>> Start

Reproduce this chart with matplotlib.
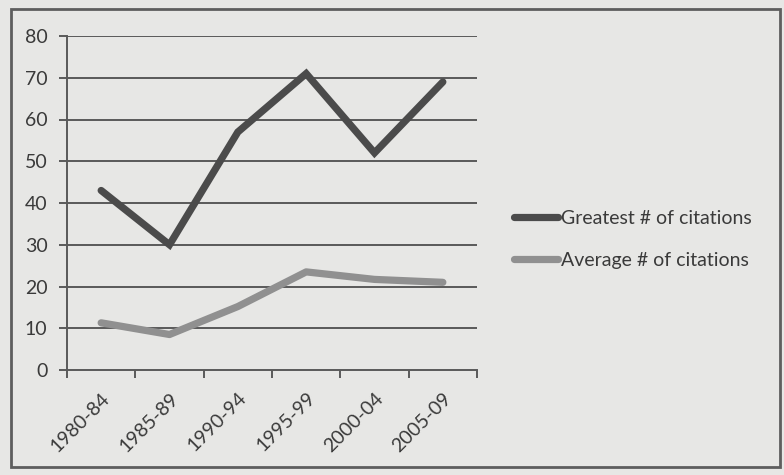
import matplotlib
matplotlib.use("Agg")
import matplotlib.pyplot as plt
from matplotlib.patches import Rectangle
from matplotlib.transforms import ScaledTranslation
import numpy as np

periods = ["1980-84", "1985-89", "1990-94", "1995-99", "2000-04", "2005-09"]
greatest = [43, 30, 57, 71, 52, 69]
average = [11.3, 8.5, 15.2, 23.5, 21.7, 21.0]
y_ticks = [0, 10, 20, 30, 40, 50, 60, 70, 80]

plt.rcParams["font.family"] = ["Lato", "DejaVu Sans"]
bg = "#e7e7e5"
text_c = "#3a3a3a"
grid_c = "#5a5a5a"

fig = plt.figure(figsize=(7.84, 4.75), dpi=100, facecolor=bg)
W, H = 784, 475
ax = fig.add_axes([67 / W, 1 - 370 / H, (477 - 67) / W, (370 - 36) / H], facecolor=bg)

x = np.arange(len(periods))
ax.plot(x, greatest, color="#4b4b4b", lw=5.2, solid_capstyle="round",
        solid_joinstyle="miter", label="Greatest # of citations", zorder=3)
ax.plot(x, average, color="#909090", lw=5.2, solid_capstyle="round",
        solid_joinstyle="round", label="Average # of citations", zorder=3)

ax.set_xlim(-0.5, len(periods) - 0.5)
ax.set_ylim(0, 80)
ax.set_yticks(y_ticks)
ax.set_yticklabels([str(v) for v in y_ticks])
for v in y_ticks[1:]:
    ax.axhline(v, color=grid_c, lw=1.4, zorder=1)

ax.set_xticks(np.arange(-0.5, len(periods)), minor=False)
ax.set_xticklabels([])
ax.set_xticks(x, minor=True)
ax.set_xticklabels(periods, minor=True, rotation=45, ha="right",
                   rotation_mode="anchor", fontsize=14, color=text_c)
shift = ScaledTranslation(7 / 100, 3 / 100, fig.dpi_scale_trans)
for lbl in ax.get_xticklabels(minor=True):
    lbl.set_transform(lbl.get_transform() + shift)
ax.tick_params(axis="x", which="major", length=6, width=1.4, color=grid_c)
ax.tick_params(axis="x", which="minor", length=0, pad=14)
ax.tick_params(axis="y", length=6, width=1.4, color=grid_c, labelsize=14,
               labelcolor=text_c, pad=8)

for s in ["top", "right"]:
    ax.spines[s].set_visible(False)
for s in ["left", "bottom"]:
    ax.spines[s].set_color(grid_c)
    ax.spines[s].set_linewidth(1.4)

leg = fig.legend(loc="center left", bbox_to_anchor=(496 / W, 1 - 239.5 / H),
                 frameon=False, fontsize=14, handlelength=2.3, handletextpad=0.15,
                 labelspacing=1.3, labelcolor=text_c)

fig.add_artist(Rectangle((11 / W, 1 - 467 / H), (780 - 11) / W, (467 - 9) / H,
                         transform=fig.transFigure, fill=False,
                         edgecolor="#5e5e5e", lw=2.0))

fig.savefig("out.png", dpi=100, facecolor=bg)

>> End

### EXERCISE
Write the listing out a second time exactly, dropping all images.

### EXERCISE RESULT
Reproduce this chart with matplotlib.
import matplotlib
matplotlib.use("Agg")
import matplotlib.pyplot as plt
from matplotlib.patches import Rectangle
from matplotlib.transforms import ScaledTranslation
import numpy as np

periods = ["1980-84", "1985-89", "1990-94", "1995-99", "2000-04", "2005-09"]
greatest = [43, 30, 57, 71, 52, 69]
average = [11.3, 8.5, 15.2, 23.5, 21.7, 21.0]
y_ticks = [0, 10, 20, 30, 40, 50, 60, 70, 80]

plt.rcParams["font.family"] = ["Lato", "DejaVu Sans"]
bg = "#e7e7e5"
text_c = "#3a3a3a"
grid_c = "#5a5a5a"

fig = plt.figure(figsize=(7.84, 4.75), dpi=100, facecolor=bg)
W, H = 784, 475
ax = fig.add_axes([67 / W, 1 - 370 / H, (477 - 67) / W, (370 - 36) / H], facecolor=bg)

x = np.arange(len(periods))
ax.plot(x, greatest, color="#4b4b4b", lw=5.2, solid_capstyle="round",
        solid_joinstyle="miter", label="Greatest # of citations", zorder=3)
ax.plot(x, average, color="#909090", lw=5.2, solid_capstyle="round",
        solid_joinstyle="round", label="Average # of citations", zorder=3)

ax.set_xlim(-0.5, len(periods) - 0.5)
ax.set_ylim(0, 80)
ax.set_yticks(y_ticks)
ax.set_yticklabels([str(v) for v in y_ticks])
for v in y_ticks[1:]:
    ax.axhline(v, color=grid_c, lw=1.4, zorder=1)

ax.set_xticks(np.arange(-0.5, len(periods)), minor=False)
ax.set_xticklabels([])
ax.set_xticks(x, minor=True)
ax.set_xticklabels(periods, minor=True, rotation=45, ha="right",
                   rotation_mode="anchor", fontsize=14, color=text_c)
shift = ScaledTranslation(7 / 100, 3 / 100, fig.dpi_scale_trans)
for lbl in ax.get_xticklabels(minor=True):
    lbl.set_transform(lbl.get_transform() + shift)
ax.tick_params(axis="x", which="major", length=6, width=1.4, color=grid_c)
ax.tick_params(axis="x", which="minor", length=0, pad=14)
ax.tick_params(axis="y", length=6, width=1.4, color=grid_c, labelsize=14,
               labelcolor=text_c, pad=8)

for s in ["top", "right"]:
    ax.spines[s].set_visible(False)
for s in ["left", "bottom"]:
    ax.spines[s].set_color(grid_c)
    ax.spines[s].set_linewidth(1.4)

leg = fig.legend(loc="center left", bbox_to_anchor=(496 / W, 1 - 239.5 / H),
                 frameon=False, fontsize=14, handlelength=2.3, handletextpad=0.15,
                 labelspacing=1.3, labelcolor=text_c)

fig.add_artist(Rectangle((11 / W, 1 - 467 / H), (780 - 11) / W, (467 - 9) / H,
                         transform=fig.transFigure, fill=False,
                         edgecolor="#5e5e5e", lw=2.0))

fig.savefig("out.png", dpi=100, facecolor=bg)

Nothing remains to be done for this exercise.